Second, the knowledge, character, and skills picked up when people are discipled by someone else and, in turn, learn how to disciple others are the very prerequisites for reaching out to internationals in our own area  and for being the most effective on short-term trips. Such persons are essential for any missions movement within a congregation.

Third, as I mentioned in the sermon, the nations are coming to us. Hundreds of students from other countries come to the University of Nebraska in Kearney. A good number of them would love to have a home-away-from home and to learn about American life. And so, they would love to have a family or someone come along side them to befriend them from the area. Here is where what we are learning and what we are encouraging each other to do in Ironman/woman teams can serve us well. Take them with you to events, have them to your home, send them birthday cards, pray for them, and ask God to give you open doors to share Jesus Christ with them. When we win an international student to Jesus and then help establish them in the faith, we enable them to take the gospel back to their country. This is one of the most effective means of missions in our day—and it should be something in which any of us can participate.

Present Missionaries
There are a number of missionaries our church supports and also others with whom the church has connections. With each of these God has orchestrated things such that he developed the relationship with them and the congregation and also led them to the place in the world he wanted them. One of the most important ways we carry out the missions call is to care for and to support these brothers and sisters on the front lines. Every missionary needs a home church and also supporters who are praying for them, encouraging them, and helping them carry what is often a heavy load.

Monday, June 23, 2014

Wartime Missions Mentality

The following illustration of the importance of our giving ourselves to the endeavor of missions was given by the missions strategist, Ralph Winter, a number of years ago. It provides for us a great picture of the challenge we received in Sunday morning’s sermon (June 22, 2014) to be a light to the world. Read this and ask yourself the question, “Am I living by a peacetime mentality and acting like we are not engaged in a war for the souls of men, woman, boys, and girls, or am I living by a wartime missions mentality that leads me to make whatever sacrifices I need for the gospel to go to the lost?” After thinking through that question, ask and answer the question, “What must I do in order to live out a wartime missions lifestyle?”

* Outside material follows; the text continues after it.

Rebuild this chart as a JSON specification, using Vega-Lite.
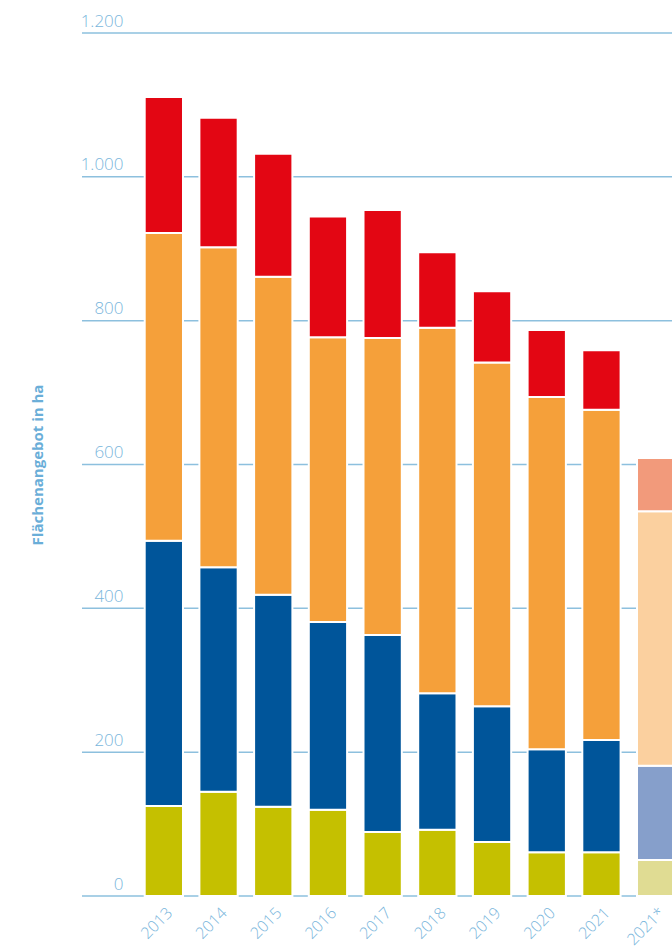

The Queen Mary, lying in repose in the harbor at Long Beach, California is a fascinating museum of the past.  Used both as a luxury liner in peacetime and a troop transport during the Second World War, its present status as a museum the length of three football fields affords a stunning contrast between the lifestyles appropriate in peace and war.

On one side of a partition you see the dining room reconstructed to depict the peacetime table setting that was appropriate to the wealthy patrons of high culture for whom a dazzling array of knives and forks and spoons held no mysteries. On the other side of the partition the evidences of wartime austerities are in sharp contrast . One metal tray with indentations replaces fifteen plates and saucers. Bunks eight tiers high explain how the peacetime capacity of 3000 passengers gave way to 15,000 troops on board in wartime.

How repugnant to the peacetime masters this transformation must have been! To do it took a national emergency, of course. The survival of a nation depended upon it. The essence of the Great Commission today is that the survival of many millions of people depends on its fulfillment.

So, will we transform our lives from the equivalent of a luxurious cruise ship to that of a missions troop transport—utilized to carry people to Christ and win the war?